• _SOURCE RECORDS_
# # #

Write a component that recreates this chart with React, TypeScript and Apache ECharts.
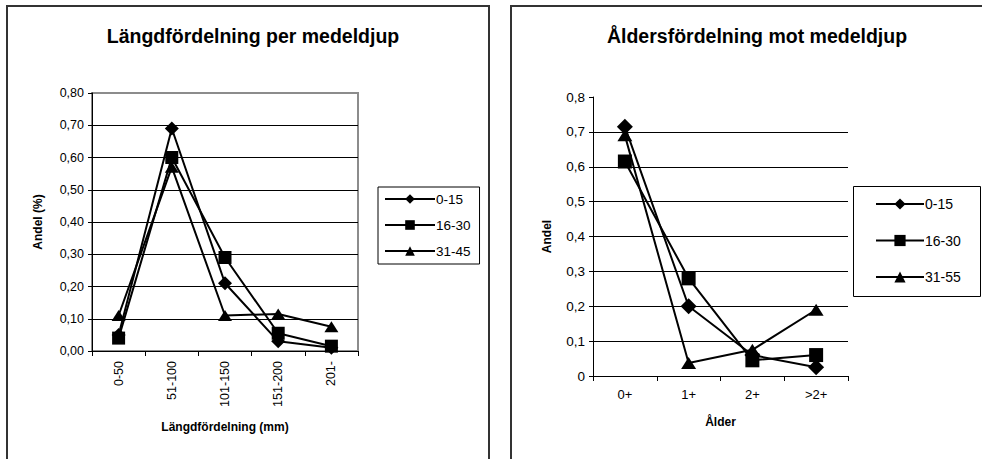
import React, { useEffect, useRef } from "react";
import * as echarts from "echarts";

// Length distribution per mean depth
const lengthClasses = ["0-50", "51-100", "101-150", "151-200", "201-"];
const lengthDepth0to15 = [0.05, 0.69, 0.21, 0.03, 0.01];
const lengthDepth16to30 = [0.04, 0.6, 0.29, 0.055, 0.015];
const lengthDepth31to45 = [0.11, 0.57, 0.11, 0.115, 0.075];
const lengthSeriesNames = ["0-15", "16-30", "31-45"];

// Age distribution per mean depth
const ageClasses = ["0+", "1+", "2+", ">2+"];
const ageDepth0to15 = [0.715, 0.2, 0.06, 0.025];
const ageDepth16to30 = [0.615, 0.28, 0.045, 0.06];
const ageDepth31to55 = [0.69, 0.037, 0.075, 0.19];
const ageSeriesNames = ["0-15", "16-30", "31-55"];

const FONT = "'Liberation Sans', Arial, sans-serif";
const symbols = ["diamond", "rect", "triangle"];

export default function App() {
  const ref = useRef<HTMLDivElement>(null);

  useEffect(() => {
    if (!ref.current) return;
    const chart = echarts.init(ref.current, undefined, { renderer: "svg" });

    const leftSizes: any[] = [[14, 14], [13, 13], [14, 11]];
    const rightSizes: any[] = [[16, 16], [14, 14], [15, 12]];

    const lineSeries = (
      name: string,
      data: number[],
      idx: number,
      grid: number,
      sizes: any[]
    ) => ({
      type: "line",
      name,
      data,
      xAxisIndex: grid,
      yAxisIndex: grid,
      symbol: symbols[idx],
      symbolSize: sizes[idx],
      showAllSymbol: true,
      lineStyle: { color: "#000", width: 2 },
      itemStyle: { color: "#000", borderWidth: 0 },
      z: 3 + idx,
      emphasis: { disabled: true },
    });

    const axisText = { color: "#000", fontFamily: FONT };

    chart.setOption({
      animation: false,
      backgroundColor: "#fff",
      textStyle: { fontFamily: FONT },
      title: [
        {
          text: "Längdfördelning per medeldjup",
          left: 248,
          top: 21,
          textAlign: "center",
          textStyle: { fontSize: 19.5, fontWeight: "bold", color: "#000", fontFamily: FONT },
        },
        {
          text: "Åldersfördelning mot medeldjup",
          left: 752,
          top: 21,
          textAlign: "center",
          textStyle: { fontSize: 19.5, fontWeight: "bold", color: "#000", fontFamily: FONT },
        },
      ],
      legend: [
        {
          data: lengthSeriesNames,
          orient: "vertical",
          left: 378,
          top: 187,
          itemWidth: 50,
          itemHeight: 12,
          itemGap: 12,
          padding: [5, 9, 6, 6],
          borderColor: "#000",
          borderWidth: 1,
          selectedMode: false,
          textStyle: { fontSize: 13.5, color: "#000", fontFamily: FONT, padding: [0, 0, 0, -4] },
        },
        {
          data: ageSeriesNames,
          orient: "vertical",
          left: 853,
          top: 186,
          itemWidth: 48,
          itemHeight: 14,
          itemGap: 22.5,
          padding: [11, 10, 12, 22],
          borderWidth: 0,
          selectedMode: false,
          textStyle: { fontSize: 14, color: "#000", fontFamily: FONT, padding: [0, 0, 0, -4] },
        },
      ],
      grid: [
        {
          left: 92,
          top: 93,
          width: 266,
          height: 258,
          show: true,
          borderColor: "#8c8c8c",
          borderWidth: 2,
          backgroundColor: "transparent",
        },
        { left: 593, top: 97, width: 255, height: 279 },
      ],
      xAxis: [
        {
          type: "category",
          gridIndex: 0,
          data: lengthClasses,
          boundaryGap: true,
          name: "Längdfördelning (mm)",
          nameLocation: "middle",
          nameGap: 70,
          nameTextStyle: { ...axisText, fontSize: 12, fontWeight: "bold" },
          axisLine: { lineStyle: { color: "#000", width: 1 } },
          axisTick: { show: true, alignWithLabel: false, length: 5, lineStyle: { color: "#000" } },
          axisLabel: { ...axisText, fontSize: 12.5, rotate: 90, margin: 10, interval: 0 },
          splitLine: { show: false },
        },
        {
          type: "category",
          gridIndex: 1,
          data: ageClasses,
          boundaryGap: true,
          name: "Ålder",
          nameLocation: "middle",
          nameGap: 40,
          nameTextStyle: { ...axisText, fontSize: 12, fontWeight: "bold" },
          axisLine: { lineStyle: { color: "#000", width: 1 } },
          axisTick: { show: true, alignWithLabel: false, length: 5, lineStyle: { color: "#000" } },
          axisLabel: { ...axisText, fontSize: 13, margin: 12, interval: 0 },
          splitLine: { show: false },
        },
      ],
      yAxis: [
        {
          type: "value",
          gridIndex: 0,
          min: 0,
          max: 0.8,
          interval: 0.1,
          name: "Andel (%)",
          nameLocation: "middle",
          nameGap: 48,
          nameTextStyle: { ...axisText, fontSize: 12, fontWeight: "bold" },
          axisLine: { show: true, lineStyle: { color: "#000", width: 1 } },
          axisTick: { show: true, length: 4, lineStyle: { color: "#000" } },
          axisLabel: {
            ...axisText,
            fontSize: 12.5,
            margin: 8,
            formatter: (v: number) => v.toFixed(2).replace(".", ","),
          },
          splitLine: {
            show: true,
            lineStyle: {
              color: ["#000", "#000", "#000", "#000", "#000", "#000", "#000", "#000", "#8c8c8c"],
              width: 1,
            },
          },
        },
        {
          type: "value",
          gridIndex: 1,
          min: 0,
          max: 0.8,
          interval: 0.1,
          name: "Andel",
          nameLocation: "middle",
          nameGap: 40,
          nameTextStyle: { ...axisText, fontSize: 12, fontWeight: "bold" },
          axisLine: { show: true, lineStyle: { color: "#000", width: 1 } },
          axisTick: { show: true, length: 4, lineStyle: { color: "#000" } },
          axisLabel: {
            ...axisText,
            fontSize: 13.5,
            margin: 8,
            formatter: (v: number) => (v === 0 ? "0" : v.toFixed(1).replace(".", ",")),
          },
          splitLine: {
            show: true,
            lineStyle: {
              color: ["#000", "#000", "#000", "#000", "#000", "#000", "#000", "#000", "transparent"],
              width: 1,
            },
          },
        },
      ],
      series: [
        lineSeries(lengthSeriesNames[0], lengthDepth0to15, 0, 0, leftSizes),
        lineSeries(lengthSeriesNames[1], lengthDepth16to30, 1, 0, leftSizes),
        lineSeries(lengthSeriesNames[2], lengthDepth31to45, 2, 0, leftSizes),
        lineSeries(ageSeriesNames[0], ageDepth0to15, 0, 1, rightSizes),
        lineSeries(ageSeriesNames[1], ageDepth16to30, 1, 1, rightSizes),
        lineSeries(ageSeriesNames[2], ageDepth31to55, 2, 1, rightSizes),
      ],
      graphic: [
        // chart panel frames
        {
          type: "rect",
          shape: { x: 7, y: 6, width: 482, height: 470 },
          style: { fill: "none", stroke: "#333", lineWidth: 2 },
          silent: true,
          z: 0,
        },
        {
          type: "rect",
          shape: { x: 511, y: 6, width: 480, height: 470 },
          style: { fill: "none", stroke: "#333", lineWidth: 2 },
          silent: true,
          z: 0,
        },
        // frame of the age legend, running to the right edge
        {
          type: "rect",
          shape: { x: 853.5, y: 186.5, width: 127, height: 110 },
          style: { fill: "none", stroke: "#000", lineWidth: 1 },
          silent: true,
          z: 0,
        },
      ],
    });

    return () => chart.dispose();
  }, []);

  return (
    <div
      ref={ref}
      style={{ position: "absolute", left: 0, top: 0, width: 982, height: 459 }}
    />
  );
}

# # #

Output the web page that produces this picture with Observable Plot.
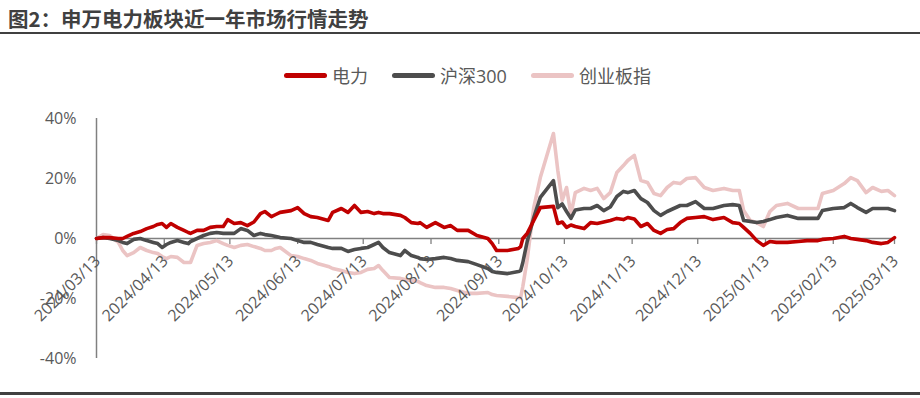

# # #

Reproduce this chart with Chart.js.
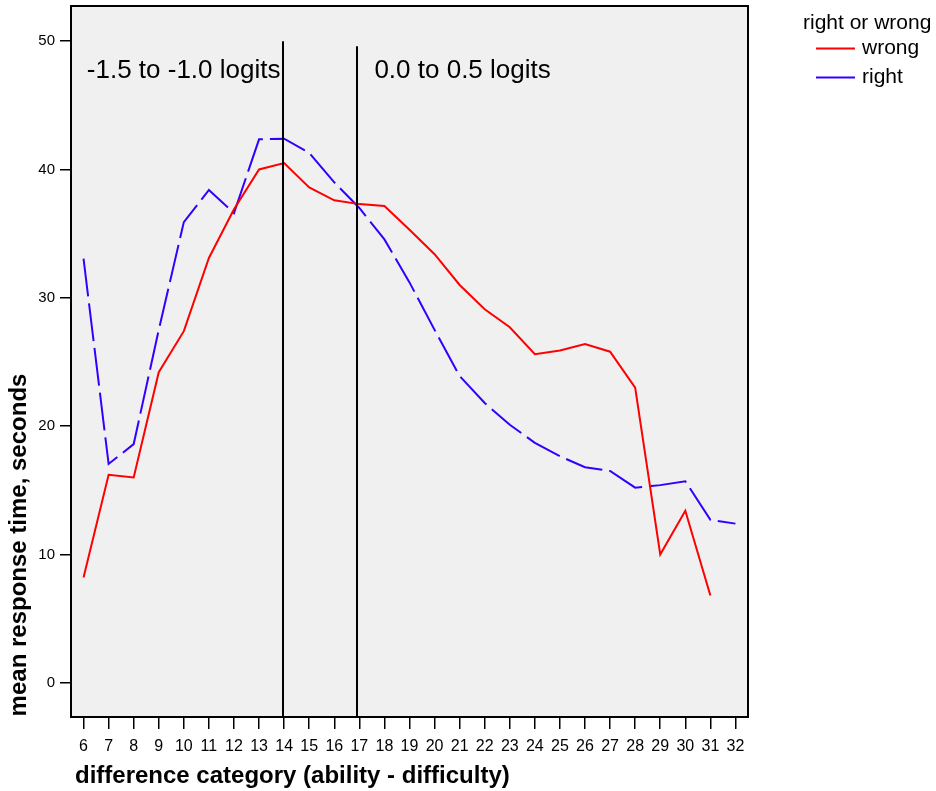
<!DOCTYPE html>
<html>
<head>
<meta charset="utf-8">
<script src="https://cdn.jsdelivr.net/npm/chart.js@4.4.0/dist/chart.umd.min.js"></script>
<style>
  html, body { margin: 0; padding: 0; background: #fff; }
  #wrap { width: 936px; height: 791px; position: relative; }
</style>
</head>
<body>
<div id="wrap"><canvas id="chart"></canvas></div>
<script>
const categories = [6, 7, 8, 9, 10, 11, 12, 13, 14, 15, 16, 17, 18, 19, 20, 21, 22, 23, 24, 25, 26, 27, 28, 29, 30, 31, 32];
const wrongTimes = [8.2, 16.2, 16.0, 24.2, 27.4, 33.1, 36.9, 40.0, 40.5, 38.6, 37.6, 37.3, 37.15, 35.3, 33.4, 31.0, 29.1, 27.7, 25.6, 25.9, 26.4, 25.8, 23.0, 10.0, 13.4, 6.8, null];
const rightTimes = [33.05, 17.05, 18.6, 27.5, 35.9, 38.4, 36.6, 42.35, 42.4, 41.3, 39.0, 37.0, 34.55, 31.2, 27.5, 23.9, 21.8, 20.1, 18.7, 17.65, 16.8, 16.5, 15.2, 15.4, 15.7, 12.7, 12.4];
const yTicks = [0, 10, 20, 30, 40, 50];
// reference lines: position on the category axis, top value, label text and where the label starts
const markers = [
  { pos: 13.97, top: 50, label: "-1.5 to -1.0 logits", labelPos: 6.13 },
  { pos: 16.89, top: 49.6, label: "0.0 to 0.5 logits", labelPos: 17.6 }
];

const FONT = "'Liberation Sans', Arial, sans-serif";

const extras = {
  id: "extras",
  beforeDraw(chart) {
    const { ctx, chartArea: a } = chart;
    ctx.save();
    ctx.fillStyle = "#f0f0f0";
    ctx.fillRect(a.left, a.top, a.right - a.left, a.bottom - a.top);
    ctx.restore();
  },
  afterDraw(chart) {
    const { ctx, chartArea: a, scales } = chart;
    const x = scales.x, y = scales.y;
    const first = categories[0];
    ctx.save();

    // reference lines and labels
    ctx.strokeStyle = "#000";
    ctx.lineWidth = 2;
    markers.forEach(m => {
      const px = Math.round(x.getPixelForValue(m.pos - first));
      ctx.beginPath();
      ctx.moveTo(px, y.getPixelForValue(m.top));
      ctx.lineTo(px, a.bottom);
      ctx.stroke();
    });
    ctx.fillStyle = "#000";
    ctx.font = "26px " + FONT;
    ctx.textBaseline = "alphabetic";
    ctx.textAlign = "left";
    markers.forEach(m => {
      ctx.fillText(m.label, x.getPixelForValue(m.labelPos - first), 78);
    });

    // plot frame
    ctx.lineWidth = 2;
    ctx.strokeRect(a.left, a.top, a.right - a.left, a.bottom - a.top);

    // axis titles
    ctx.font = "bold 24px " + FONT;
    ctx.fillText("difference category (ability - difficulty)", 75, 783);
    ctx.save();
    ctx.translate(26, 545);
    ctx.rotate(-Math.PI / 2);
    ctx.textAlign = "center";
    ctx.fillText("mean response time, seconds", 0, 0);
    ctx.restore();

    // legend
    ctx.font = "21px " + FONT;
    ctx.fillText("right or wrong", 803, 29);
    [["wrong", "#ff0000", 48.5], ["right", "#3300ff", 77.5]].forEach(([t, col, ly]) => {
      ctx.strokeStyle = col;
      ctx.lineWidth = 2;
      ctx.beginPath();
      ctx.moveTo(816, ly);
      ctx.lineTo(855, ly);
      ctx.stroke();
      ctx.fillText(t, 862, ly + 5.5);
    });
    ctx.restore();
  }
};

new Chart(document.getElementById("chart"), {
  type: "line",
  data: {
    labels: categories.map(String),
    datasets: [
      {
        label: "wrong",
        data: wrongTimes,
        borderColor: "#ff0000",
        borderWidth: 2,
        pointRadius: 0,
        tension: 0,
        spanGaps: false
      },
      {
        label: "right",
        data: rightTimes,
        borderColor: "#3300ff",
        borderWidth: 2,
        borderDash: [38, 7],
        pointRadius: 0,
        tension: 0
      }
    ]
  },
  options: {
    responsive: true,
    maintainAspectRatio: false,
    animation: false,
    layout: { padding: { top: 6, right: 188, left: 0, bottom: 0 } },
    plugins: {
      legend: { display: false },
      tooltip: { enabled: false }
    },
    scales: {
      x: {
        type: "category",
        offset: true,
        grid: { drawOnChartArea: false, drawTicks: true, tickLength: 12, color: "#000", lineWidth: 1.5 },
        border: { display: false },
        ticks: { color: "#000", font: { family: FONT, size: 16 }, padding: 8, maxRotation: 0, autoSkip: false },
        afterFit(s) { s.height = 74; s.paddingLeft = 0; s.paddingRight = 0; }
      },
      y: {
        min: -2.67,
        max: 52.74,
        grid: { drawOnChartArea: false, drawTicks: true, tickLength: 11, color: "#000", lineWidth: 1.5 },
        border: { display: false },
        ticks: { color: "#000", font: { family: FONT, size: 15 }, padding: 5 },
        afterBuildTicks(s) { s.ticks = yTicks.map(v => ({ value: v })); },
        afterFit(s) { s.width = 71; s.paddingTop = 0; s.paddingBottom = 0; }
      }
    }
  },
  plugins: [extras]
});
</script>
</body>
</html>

# # #

• _YOUR INSTRUCTIONS_
Make an exact copy of the lines from the one containing "Write a component" to the one containing "const rightSizes: any[]", keeping both and leaving out every picture.

• _SOLVED EXERCISE_
Write a component that recreates this chart with React, TypeScript and Apache ECharts.
import React, { useEffect, useRef } from "react";
import * as echarts from "echarts";

// Length distribution per mean depth
const lengthClasses = ["0-50", "51-100", "101-150", "151-200", "201-"];
const lengthDepth0to15 = [0.05, 0.69, 0.21, 0.03, 0.01];
const lengthDepth16to30 = [0.04, 0.6, 0.29, 0.055, 0.015];
const lengthDepth31to45 = [0.11, 0.57, 0.11, 0.115, 0.075];
const lengthSeriesNames = ["0-15", "16-30", "31-45"];

// Age distribution per mean depth
const ageClasses = ["0+", "1+", "2+", ">2+"];
const ageDepth0to15 = [0.715, 0.2, 0.06, 0.025];
const ageDepth16to30 = [0.615, 0.28, 0.045, 0.06];
const ageDepth31to55 = [0.69, 0.037, 0.075, 0.19];
const ageSeriesNames = ["0-15", "16-30", "31-55"];

const FONT = "'Liberation Sans', Arial, sans-serif";
const symbols = ["diamond", "rect", "triangle"];

export default function App() {
  const ref = useRef<HTMLDivElement>(null);

  useEffect(() => {
    if (!ref.current) return;
    const chart = echarts.init(ref.current, undefined, { renderer: "svg" });

    const leftSizes: any[] = [[14, 14], [13, 13], [14, 11]];
    const rightSizes: any[] = [[16, 16], [14, 14], [15, 12]];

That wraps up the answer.